- Given request
Restate each of the lines below word for word and drop every picture.

───

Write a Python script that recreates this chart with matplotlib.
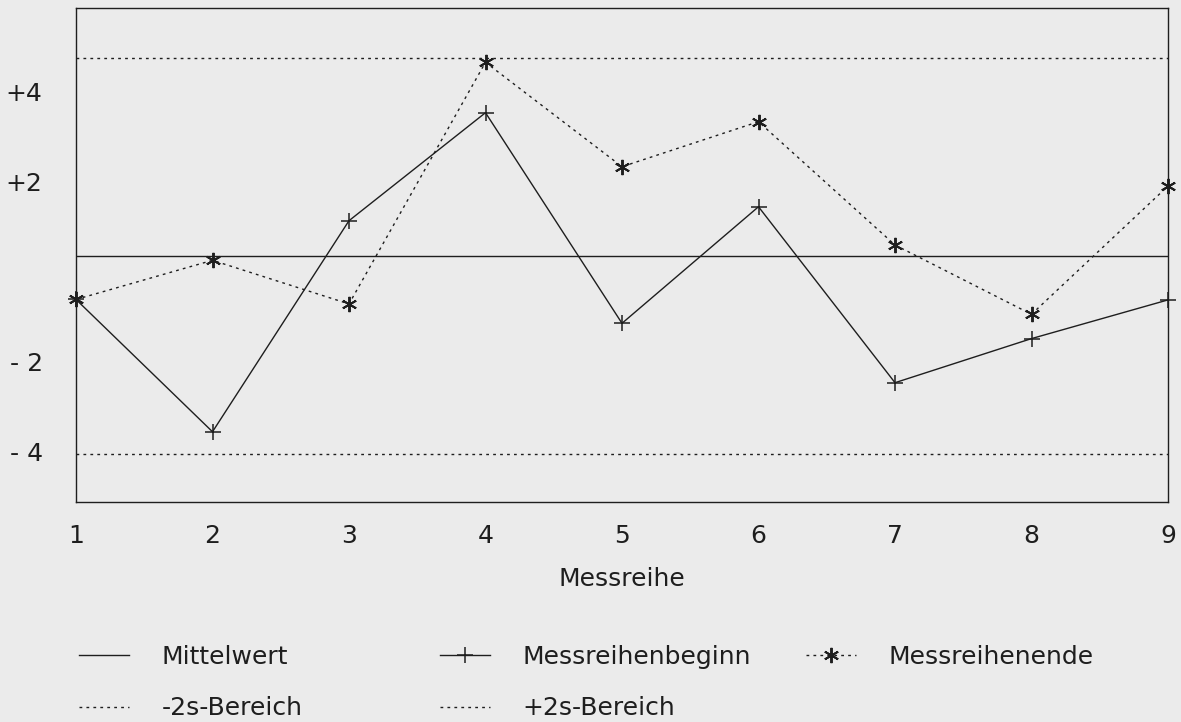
"""
Messreihen-Verlauf: Beginn/Ende je Messreihe um den Mittelwert mit 2s-Bereich.
"""

import matplotlib
matplotlib.use("Agg")
import matplotlib.pyplot as plt
from matplotlib.lines import Line2D
from matplotlib.transforms import ScaledTranslation

# Daten
messreihe = [1, 2, 3, 4, 5, 6, 7, 8, 9]
beginn = [-0.97, -3.91, 0.78, 3.18, -1.50, 1.09, -2.82, -1.84, -0.98]
ende = [-0.97, -0.10, -1.07, 4.30, 1.98, 2.98, 0.24, -1.30, 1.55]
mittelwert = 0.0
zwei_s = 4.4

y_ticks = [4, 2, -2, -4]
y_ticklabels = ["+4", "+2", "- 2", "- 4"]
x_ticklabels = ["1", "2", "3", "4", "5", "6", "7", "8", "9"]

PAPER = "#ebebeb"
INK = "#1e1e1e"
DOTS = (0, (2, 3))
STAR = (6, 2, 0)
FONT_SIZE = 18

W, H = 1181, 722

plt.rcParams["font.family"] = ["DejaVu Sans"]

fig = plt.figure(figsize=(W / 100, H / 100), dpi=100, facecolor=PAPER)
ax = fig.add_axes([76 / W, 1 - 501.5 / H, (1168 - 76) / W, (501.5 - 8.3) / H],
                  facecolor=PAPER)

ax.axhline(mittelwert, color=INK, lw=1.0)
ax.axhline(zwei_s, color=INK, lw=1.0, ls=DOTS)
ax.axhline(-zwei_s, color=INK, lw=1.0, ls=DOTS)

ax.plot(messreihe, beginn, color=INK, lw=1.0, marker="+", ms=11, mew=1.1,
        clip_on=False, zorder=3)
ax.plot(messreihe, ende, color=INK, lw=1.0, ls=DOTS, marker=STAR, ms=11,
        mew=1.4, clip_on=False, zorder=3)

ax.set_xlim(1, 9)
ax.set_ylim(-5.46, 5.5)

ax.set_xticks(messreihe, x_ticklabels)
ax.set_yticks(y_ticks, y_ticklabels)
ax.tick_params(axis="both", length=0, labelsize=FONT_SIZE, colors=INK)
ax.tick_params(axis="x", pad=16)
ax.tick_params(axis="y", pad=24)

# Beschriftungen der y-Achse sitzen in der Vorlage etwas tiefer
offset = ScaledTranslation(0, -0.16, fig.dpi_scale_trans)
for lab in ax.get_yticklabels():
    lab.set_transform(lab.get_transform() + offset)

for spine in ax.spines.values():
    spine.set_color(INK)
    spine.set_linewidth(1.0)

ax.set_xlabel("Messreihe", fontsize=FONT_SIZE, color=INK, labelpad=14)

# Legende in drei Spalten
h_mittel = Line2D([], [], color=INK, lw=1.0)
h_beginn = Line2D([], [], color=INK, lw=1.0, marker="+", ms=11, mew=1.1)
h_ende = Line2D([], [], color=INK, lw=1.0, ls=DOTS, marker=STAR, ms=11, mew=1.4)
h_minus = Line2D([], [], color=INK, lw=1.0, ls=DOTS)
h_plus = Line2D([], [], color=INK, lw=1.0, ls=DOTS)

legend_cols = [
    ([h_mittel, h_minus], ["Mittelwert", "-2s-Bereich"], 79),
    ([h_beginn, h_plus], ["Messreihenbeginn", "+2s-Bereich"], 440),
    ([h_ende], ["Messreihenende"], 806),
]
for handles, labels, x_px in legend_cols:
    leg = fig.legend(
        handles,
        labels,
        loc="upper left",
        bbox_to_anchor=(x_px / W, 1 - 645 / H),
        frameon=False,
        fontsize=FONT_SIZE,
        handlelength=2.0,
        handletextpad=1.3,
        labelspacing=1.09,
        borderpad=0,
        borderaxespad=0,
        numpoints=1,
    )
    for txt in leg.get_texts():
        txt.set_color(INK)

fig.savefig("out.png", dpi=100, facecolor=fig.get_facecolor())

───

- Result of this task
Write a Python script that recreates this chart with matplotlib.
"""
Messreihen-Verlauf: Beginn/Ende je Messreihe um den Mittelwert mit 2s-Bereich.
"""

import matplotlib
matplotlib.use("Agg")
import matplotlib.pyplot as plt
from matplotlib.lines import Line2D
from matplotlib.transforms import ScaledTranslation

# Daten
messreihe = [1, 2, 3, 4, 5, 6, 7, 8, 9]
beginn = [-0.97, -3.91, 0.78, 3.18, -1.50, 1.09, -2.82, -1.84, -0.98]
ende = [-0.97, -0.10, -1.07, 4.30, 1.98, 2.98, 0.24, -1.30, 1.55]
mittelwert = 0.0
zwei_s = 4.4

y_ticks = [4, 2, -2, -4]
y_ticklabels = ["+4", "+2", "- 2", "- 4"]
x_ticklabels = ["1", "2", "3", "4", "5", "6", "7", "8", "9"]

PAPER = "#ebebeb"
INK = "#1e1e1e"
DOTS = (0, (2, 3))
STAR = (6, 2, 0)
FONT_SIZE = 18

W, H = 1181, 722

plt.rcParams["font.family"] = ["DejaVu Sans"]

fig = plt.figure(figsize=(W / 100, H / 100), dpi=100, facecolor=PAPER)
ax = fig.add_axes([76 / W, 1 - 501.5 / H, (1168 - 76) / W, (501.5 - 8.3) / H],
                  facecolor=PAPER)

ax.axhline(mittelwert, color=INK, lw=1.0)
ax.axhline(zwei_s, color=INK, lw=1.0, ls=DOTS)
ax.axhline(-zwei_s, color=INK, lw=1.0, ls=DOTS)

ax.plot(messreihe, beginn, color=INK, lw=1.0, marker="+", ms=11, mew=1.1,
        clip_on=False, zorder=3)
ax.plot(messreihe, ende, color=INK, lw=1.0, ls=DOTS, marker=STAR, ms=11,
        mew=1.4, clip_on=False, zorder=3)

ax.set_xlim(1, 9)
ax.set_ylim(-5.46, 5.5)

ax.set_xticks(messreihe, x_ticklabels)
ax.set_yticks(y_ticks, y_ticklabels)
ax.tick_params(axis="both", length=0, labelsize=FONT_SIZE, colors=INK)
ax.tick_params(axis="x", pad=16)
ax.tick_params(axis="y", pad=24)

# Beschriftungen der y-Achse sitzen in der Vorlage etwas tiefer
offset = ScaledTranslation(0, -0.16, fig.dpi_scale_trans)
for lab in ax.get_yticklabels():
    lab.set_transform(lab.get_transform() + offset)

for spine in ax.spines.values():
    spine.set_color(INK)
    spine.set_linewidth(1.0)

ax.set_xlabel("Messreihe", fontsize=FONT_SIZE, color=INK, labelpad=14)

# Legende in drei Spalten
h_mittel = Line2D([], [], color=INK, lw=1.0)
h_beginn = Line2D([], [], color=INK, lw=1.0, marker="+", ms=11, mew=1.1)
h_ende = Line2D([], [], color=INK, lw=1.0, ls=DOTS, marker=STAR, ms=11, mew=1.4)
h_minus = Line2D([], [], color=INK, lw=1.0, ls=DOTS)
h_plus = Line2D([], [], color=INK, lw=1.0, ls=DOTS)

legend_cols = [
    ([h_mittel, h_minus], ["Mittelwert", "-2s-Bereich"], 79),
    ([h_beginn, h_plus], ["Messreihenbeginn", "+2s-Bereich"], 440),
    ([h_ende], ["Messreihenende"], 806),
]
for handles, labels, x_px in legend_cols:
    leg = fig.legend(
        handles,
        labels,
        loc="upper left",
        bbox_to_anchor=(x_px / W, 1 - 645 / H),
        frameon=False,
        fontsize=FONT_SIZE,
        handlelength=2.0,
        handletextpad=1.3,
        labelspacing=1.09,
        borderpad=0,
        borderaxespad=0,
        numpoints=1,
    )
    for txt in leg.get_texts():
        txt.set_color(INK)

fig.savefig("out.png", dpi=100, facecolor=fig.get_facecolor())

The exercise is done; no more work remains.